The National Renewable Energy Laboratory (NREL) study referenced in this blog estimates that a stand alone residential microgrid with 7 kilowatts of solar paired with a 5 kilowatt / 20 kilowatt-hour battery would cost between $35,000 and $40,000. The savings from avoiding PG&E rates could justify spending $75,000 to $105,000 on such a system, so a residential customer could save up to $70,000 by defecting from the grid. Even if NREL has underpriced and undersized this example system, that is a substantial margin.

This time it’s not just a few large customers with choice thermal demands and electricity needs—this would be a large swath of PG&E’s residential customer class. It would be the customers who are most affluent and most able to pay PG&E’s extraordinary costs. If many of these customers view this opportunity to exit favorably, the utility could truly face a death spiral that encourages even more customers to leave. Those who are left behind will demand more relief in some fashion, but those customers who already defected will not be willing to bail out the company.

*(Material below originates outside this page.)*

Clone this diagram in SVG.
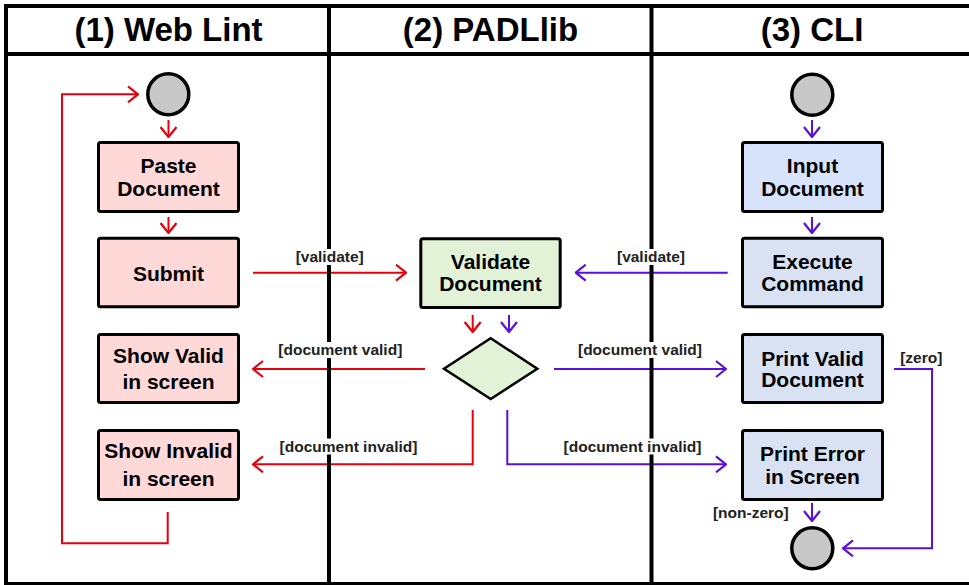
<svg xmlns="http://www.w3.org/2000/svg" width="969" height="585" viewBox="0 0 969 585">
<defs>
<style>
.frame{stroke:#000;stroke-width:4;fill:none}
.hdr{font-family:"Liberation Sans",Arial,sans-serif;font-weight:bold;font-size:33px;fill:#000;text-anchor:middle}
.box{stroke:#000;stroke-width:3}
.red{fill:#ffd8d8}
.grn{fill:#e2f2d7}
.blu{fill:#d7e3fb}
.blu2{fill:#d8e2f2}
.node{font-family:"Liberation Sans",Arial,sans-serif;font-weight:bold;font-size:21px;fill:#000;text-anchor:middle}
.lbl{font-family:"Liberation Sans",Arial,sans-serif;font-weight:bold;font-size:15.5px;fill:#222;text-anchor:middle}
.bg{fill:#fff}
.cr{stroke:#e6000e;stroke-width:2;fill:none;marker-end:url(#ar)}
.cp{stroke:#5a0ee0;stroke-width:2;fill:none;marker-end:url(#ap)}
.circ{fill:#c8c8c8;stroke:#000;stroke-width:3.5}
</style>
<marker id="ar" viewBox="-11 -9 12 18" refX="0" refY="0" markerWidth="12" markerHeight="18" markerUnits="userSpaceOnUse" orient="auto">
<path d="M-10,-8 L0,0 L-10,8" fill="none" stroke="#e6000e" stroke-width="2.2"/>
</marker>
<marker id="ap" viewBox="-11 -9 12 18" refX="0" refY="0" markerWidth="12" markerHeight="18" markerUnits="userSpaceOnUse" orient="auto">
<path d="M-10,-8 L0,0 L-10,8" fill="none" stroke="#5a0ee0" stroke-width="2.2"/>
</marker>
</defs>
<rect width="969" height="585" fill="#fff"/>
<g id="connectors">
<path class="cr" d="M168.5,120 V137"/>
<path class="cr" d="M168.5,217 V233"/>
<path class="cr" d="M253,272.7 H406"/>
<path class="cr" d="M472.7,315 V332"/>
<path class="cp" d="M509,315 V332"/>
<path class="cr" d="M425,369 H253"/>
<path class="cr" d="M472.7,410 V464.3 H253"/>
<path class="cp" d="M554,369 H726"/>
<path class="cp" d="M507.3,410 V464.3 H726"/>
<path class="cp" d="M727.7,272.7 H575.7"/>
<path class="cp" d="M812,120 V137"/>
<path class="cp" d="M812,217 V233"/>
<path class="cp" d="M894,369 H932 V548.3 H843"/>
<path class="cp" d="M812,503 V521"/>
<path class="cr" d="M167.7,512 V543.3 H62 V94.3 H138"/>
</g>
<g id="frame">
<line class="frame" x1="4" y1="6" x2="969" y2="6"/>
<line class="frame" x1="4" y1="54" x2="969" y2="54"/>
<line class="frame" x1="6" y1="4" x2="6" y2="585"/>
<line class="frame" x1="329" y1="4" x2="329" y2="585"/>
<line class="frame" x1="651.5" y1="4" x2="651.5" y2="585"/>
<line class="frame" x1="4" y1="583.5" x2="969" y2="583.5" style="stroke-width:3"/>
<text class="hdr" x="168.5" y="41">(1) Web Lint</text>
<text class="hdr" x="490.5" y="41">(2) PADLlib</text>
<text class="hdr" x="812" y="41">(3) CLI</text>
</g>
<g id="labels">
<rect class="bg" x="294" y="249" width="71" height="16"/>
<text class="lbl" x="329.7" y="262">[validate]</text>
<rect class="bg" x="615" y="249" width="72" height="16"/>
<text class="lbl" x="651" y="262">[validate]</text>
<rect class="bg" x="275" y="342" width="131" height="16"/>
<text class="lbl" x="340.3" y="355">[document valid]</text>
<rect class="bg" x="575" y="342" width="130" height="16"/>
<text class="lbl" x="640" y="355">[document valid]</text>
<rect class="bg" x="277" y="438.5" width="143" height="16"/>
<text class="lbl" x="348.5" y="451.5">[document invalid]</text>
<rect class="bg" x="558" y="438.5" width="149" height="16"/>
<text class="lbl" x="632.5" y="451.5">[document invalid]</text>
<text class="lbl" x="921.3" y="362.5">[zero]</text>
<text class="lbl" x="750.8" y="517.5">[non-zero]</text>
</g>
<g id="start-web"><circle class="circ" cx="168.3" cy="94.3" r="20.5"/></g>
<g id="start-cli"><circle class="circ" cx="812.3" cy="94.7" r="20.5"/></g>
<g id="end-cli"><circle class="circ" cx="812.3" cy="548.3" r="20.5"/></g>
<g id="paste"><rect class="box red" x="98.5" y="142.5" width="140" height="69" rx="2"/><text class="node" x="168.5" y="173.3">Paste</text><text class="node" x="168.5" y="196">Document</text></g>
<g id="submit"><rect class="box red" x="98.5" y="238.2" width="140" height="68.6" rx="2"/><text class="node" x="168.5" y="280.7">Submit</text></g>
<g id="show-valid"><rect class="box red" x="98.5" y="334.5" width="140" height="68" rx="2"/><text class="node" x="168.5" y="362.7">Show Valid</text><text class="node" x="168.5" y="389.3">in screen</text></g>
<g id="show-invalid"><rect class="box red" x="98.5" y="430.5" width="140" height="69" rx="2"/><text class="node" x="168.5" y="458.3">Show Invalid</text><text class="node" x="168.5" y="485.7">in screen</text></g>
<g id="validate"><rect class="box grn" x="420.8" y="238.8" width="139.4" height="68.7" rx="2"/><text class="node" x="490.5" y="269.3">Validate</text><text class="node" x="490.5" y="290.7">Document</text></g>
<g id="decision"><polygon points="490.7,338.3 537.3,368.7 490.7,399 444,368.7" fill="#e2f2d7" stroke="#000" stroke-width="2.5" stroke-linejoin="miter"/></g>
<g id="input"><rect class="box blu" x="742.5" y="142.5" width="140" height="69" rx="2"/><text class="node" x="812.5" y="173.3">Input</text><text class="node" x="812.5" y="196">Document</text></g>
<g id="execute"><rect class="box blu2" x="742.5" y="238.2" width="140" height="68.6" rx="2"/><text class="node" x="812.5" y="269.3">Execute</text><text class="node" x="812.5" y="290.7">Command</text></g>
<g id="print-valid"><rect class="box blu2" x="742.5" y="334.5" width="140" height="68" rx="2"/><text class="node" x="812.5" y="365.7">Print Valid</text><text class="node" x="812.5" y="386.7">Document</text></g>
<g id="print-error"><rect class="box blu2" x="742.5" y="430.5" width="140" height="69" rx="2"/><text class="node" x="812.5" y="461">Print Error</text><text class="node" x="812.5" y="483.5">in Screen</text></g>
</svg>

In this scenario, what is PG&E’s (or Southern California Edison’s and San Diego Gas & Electric’s) exit strategy? Trying to squeeze current NEM customers likely will only accelerate exit, not stifle it. The recent two-day workshop on affordability at the CPUC avoided discussing how utility investors should share in solving this problem, treating their cost streams as inviolable. The more likely solution requires substantial restructuring of PG&E to lower its revenue requirements, including by reducing income to shareholders.

A cheaper wildfire mitigation solution: using microgrids instead of undergrounding

PG&E released its 2022 Wildfire Mitigation Plan Update (2022 WMPU) That plan calls for $6 billion of capital investment to move 3,600 miles of underground by 2026. This is just over a third of the initial proposed target of 10,000 miles. Based on PG&E’s proposed ramping up, the utility would reach its target by 2030.

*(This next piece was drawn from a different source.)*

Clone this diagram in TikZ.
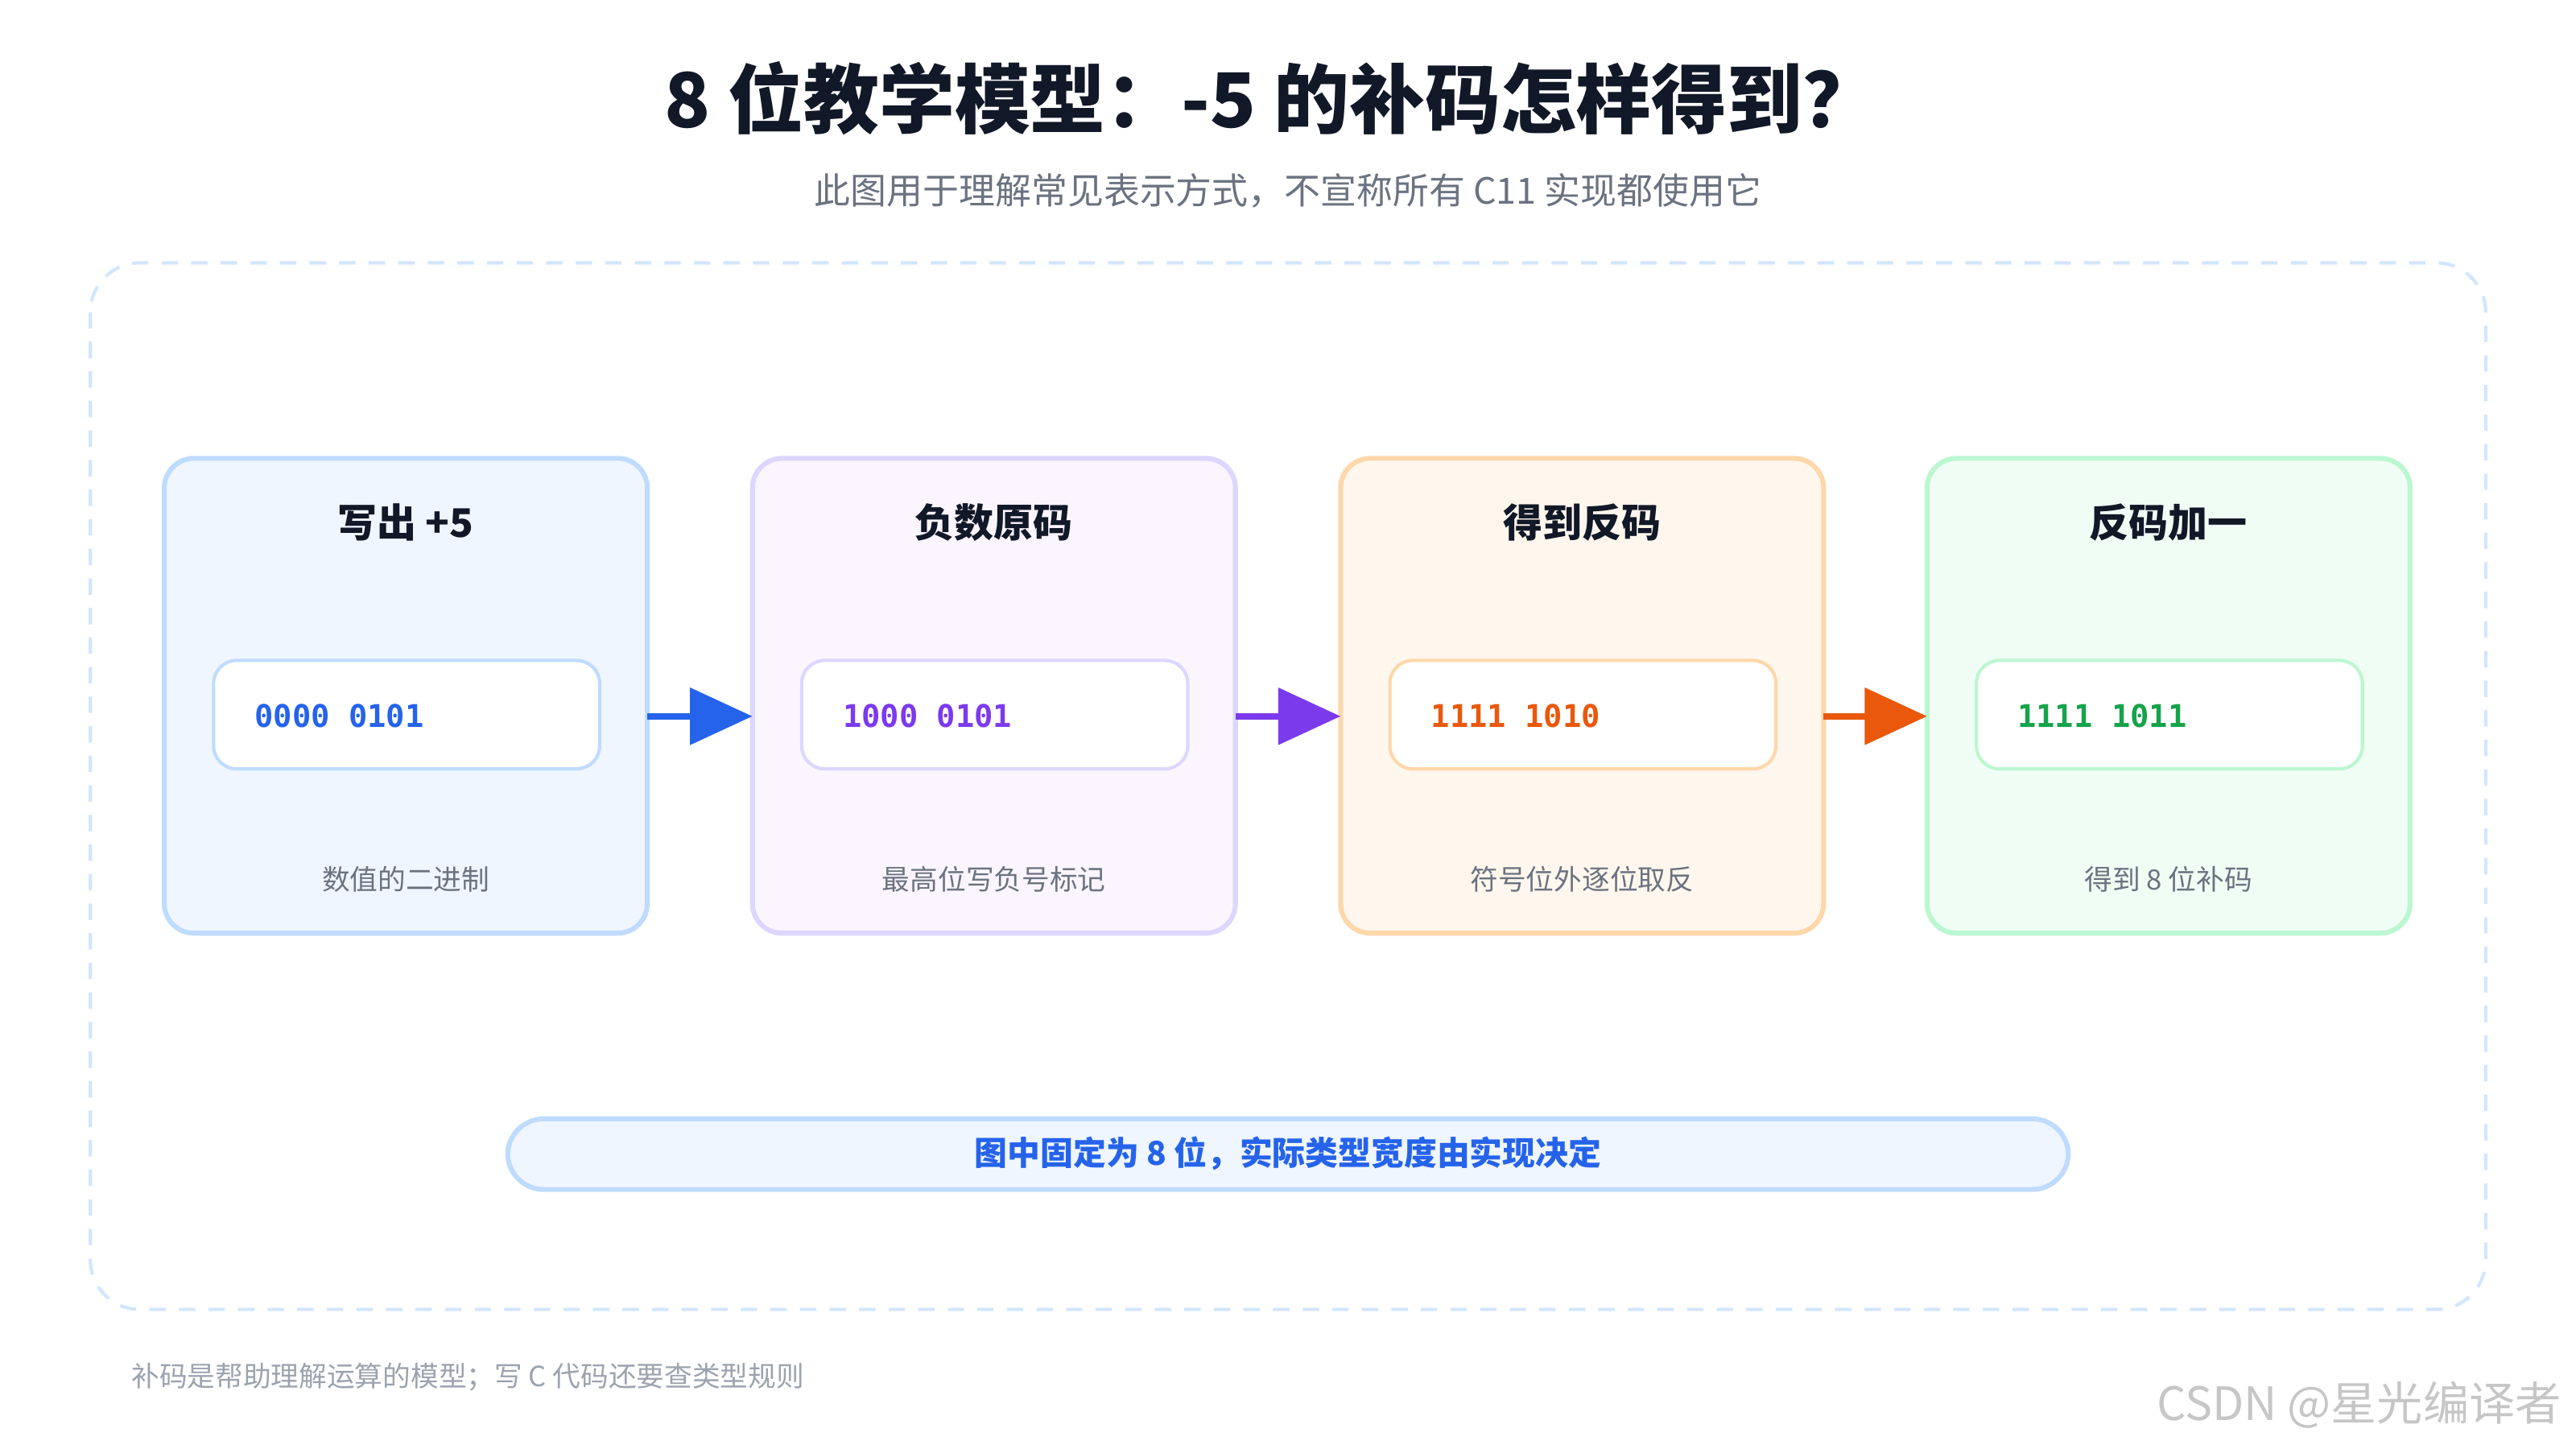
\documentclass[tikz,border=0pt]{standalone}
\usepackage{fontspec}
\setmainfont{Noto Sans CJK SC}
\newfontfamily\cjk{Noto Sans CJK SC}
\newfontfamily\codefont{DejaVu Sans Mono}
\usetikzlibrary{arrows.meta}
\definecolor{tblue}{HTML}{2563EB}\definecolor{fblue}{HTML}{EFF6FF}\definecolor{bblue}{HTML}{BFDBFE}
\definecolor{tpur}{HTML}{7C3AED}\definecolor{fpur}{HTML}{FAF5FF}\definecolor{bpur}{HTML}{DDD6FE}
\definecolor{tora}{HTML}{EA580C}\definecolor{fora}{HTML}{FFF7ED}\definecolor{bora}{HTML}{FED7AA}
\definecolor{tgre}{HTML}{16A34A}\definecolor{fgre}{HTML}{F0FDF4}\definecolor{bgre}{HTML}{BBF7D0}
\definecolor{ink}{HTML}{111827}\definecolor{gray1}{HTML}{6B7280}\definecolor{gray2}{HTML}{9CA3AF}
\begin{document}
\begin{tikzpicture}[x=0.5pt,y=-0.5pt,
  card/.style={rounded corners=9pt,line width=1.5pt},
  inner/.style={rounded corners=7pt,fill=white,line width=1pt},
  ctitle/.style={font=\cjk\bfseries\fontsize{12}{14}\selectfont,text=ink},
  code/.style={font=\codefont\bfseries\fontsize{9.5}{11}\selectfont,anchor=west},
  captxt/.style={font=\cjk\fontsize{8.5}{10}\selectfont,text=gray1},
  arr/.style={line width=2pt,-{Triangle[length=19pt,width=17pt]}}]
\useasboundingbox (0,0) rectangle (1568,882);
\fill[white] (0,0) rectangle (1568,882);
\node (title) at (774,60) {\cjk\bfseries\fontsize{23}{28}\selectfont\color{ink}8 位教学模型：-5 的补码怎样得到？};
\node (sub) at (784,116) {\cjk\fontsize{11}{13}\selectfont\color{gray1}此图用于理解常见表示方式，不宣称所有 C11 实现都使用它};
\draw[bblue!70,line width=1pt,dash pattern=on 5pt off 4pt,rounded corners=15pt] (55,160) rectangle (1513,797);
\foreach \i/\x/\t/\f/\b/\tt/\cd/\cp in {
 1/100/tblue/fblue/bblue/写出 +5/0000 0101/数值的二进制,
 2/458/tpur/fpur/bpur/负数原码/1000 0101/最高位写负号标记,
 3/816/tora/fora/bora/得到反码/1111 1010/符号位外逐位取反,
 4/1173/tgre/fgre/bgre/反码加一/1111 1011/得到 8 位补码}{
 \draw[card,fill=\f,draw=\b] (\x,279) rectangle ++(294,289);
 \coordinate (L\i) at (\x,436); \coordinate (R\i) at (\x+294,436);
 \node[ctitle] (t\i) at (\x+147,318) {\tt};
 \draw[inner,draw=\b] (\x+30,402) rectangle ++(235,66);
 \node[code,text=\t] (c\i) at (\x+48,436) {\cd};
 \node[captxt] (p\i) at (\x+147,535) {\cp};
}
\draw[arr,tblue] (R1) -- (L2);
\draw[arr,tpur] (R2) -- (L3);
\draw[arr,tora] (R3) -- (L4);
\draw[fill=fblue,draw=bblue,line width=1.5pt,rounded corners=11pt] (309,681) rectangle (1259,724);
\node (note) at (784,702) {\cjk\bfseries\fontsize{10}{12}\selectfont\color{tblue}图中固定为 8 位，实际类型宽度由实现决定};
\node[anchor=west] (foot) at (73,838) {\cjk\fontsize{8.5}{10}\selectfont\color{gray2}补码是帮助理解运算的模型；写 C 代码还要查类型规则};
\node[anchor=east] (wm) at (1566,855) {\cjk\fontsize{14}{16}\selectfont\color{gray!45}CSDN @星光编译者};
\end{tikzpicture}
\end{document}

One alternative that could better control costs would be to install community and individual microgrids. Microgrids are likely more cost effective and faster means of reducing wildfire risk and saving lives. I wrote about how to evaluate this choice for relative cost effectiveness based on density of load and customers per mile of line.

Microgrids can mitigate wildfire risk by the utility turning off overhead wire service for extended periods, perhaps weeks at a time, during the highest fire risk periods. The advantage of a periodically-islanded microgrid is 1) that the highest fire risk coincides with the most solar generation so providing enough energy is not a problem and 2) the microgrids also can be used during winter storms to better support the local grid and to ride out shorter outages. Customers’ reliability may degrade because they would not have the grid support, but such systems generally have been quite reliable. In fact, reliability may increase because distribution grid outages are about 15 times more likely than system or regional outages.

The important question is whether microgrids can be built much more quickly than undergrounding lines and in particular whether PG&E has the capacity to manage such a buildout at a faster rate? PG&E has the Community Microgrid Enablement Program. The utility was recently authorized to build several isolated microgrids as an alternative to rebuilding fire-damaged distribution lines to isolated communities. Turning to local governments to manage many different construction projects likely would improve this schedule, like how Caltrans delegates road construction to counties and cities.

Controlling the costs of wildfire mitigation

Based on the current cost of capital this initial undergrounding phase will add $1.6 billion to annual revenue requirements or an additional 8% above today’s level. This would be on top of PG&E request in its 2023 General Rate Case for a 48% increase in distribution rates by 2023 and 78% increase by 2026, and a 31% increase in overall bundled rates by 2023 and 43% by 2026. The 2022 WMPU would take the increase to over 50% by 2026 (and that doesn’t’ include the higher maintenance costs). That means that residential rates would increase from 28.7 cents per kilowatt-hour today (already 21% higher than December 2020) to 36.4 cents in 2026. Building out the full 10,000 miles could lead to another 15% increase on top of all of this.

Turning to the comparison of undergrounding costs to microgrids, these two charts illustrate how to evaluate the opportunities for microgrids to lower these costs. PG&E states the initial cost per mile for undergrounding is $3.75 million, dropping to $2.5 million, or an average of $2.9 million. The first figure looks at community scale microgrids, using National Renewable Energy Laboratory (NREL) estimates. It shows how the cost effectiveness of installing microgrids changes with density of peak loads on a circuit on the vertical axis, cost per kilowatt for a microgrid on the horizontal axis, and each line showing the division where undergrounding is less expensive (above) or microgrids are less expensive (below) based on the cost of undergrounding. As a benchmark, the dotted line shows the average load density in the PG&E system, combined rural and urban. So in average conditions, community microgrids are cheaper regardless of the costs of microgrids or undergrounding.

The second figure looks at individual residential scale microgrids, again using NREL estimates. It shows how the cost effectiveness of installing microgrids changes with customer density on a circuit on the vertical axis, cost per kilowatt for a microgrid on the horizontal axis, and each line showing the division where undergrounding is less expensive (above) or microgrids are less expensive (below). As a benchmark, the dotted line shows the average customer density in the PG&E system, combined rural and urban. Again, residential microgrids are less expensive in most situations, especially as density falls below 75 customers per mile.

A movement towards energy self-sufficiency is growing in California due to a confluence of factors. PG&E’s WMPU should reflect these new choices in manner that can reduce rates for all customers.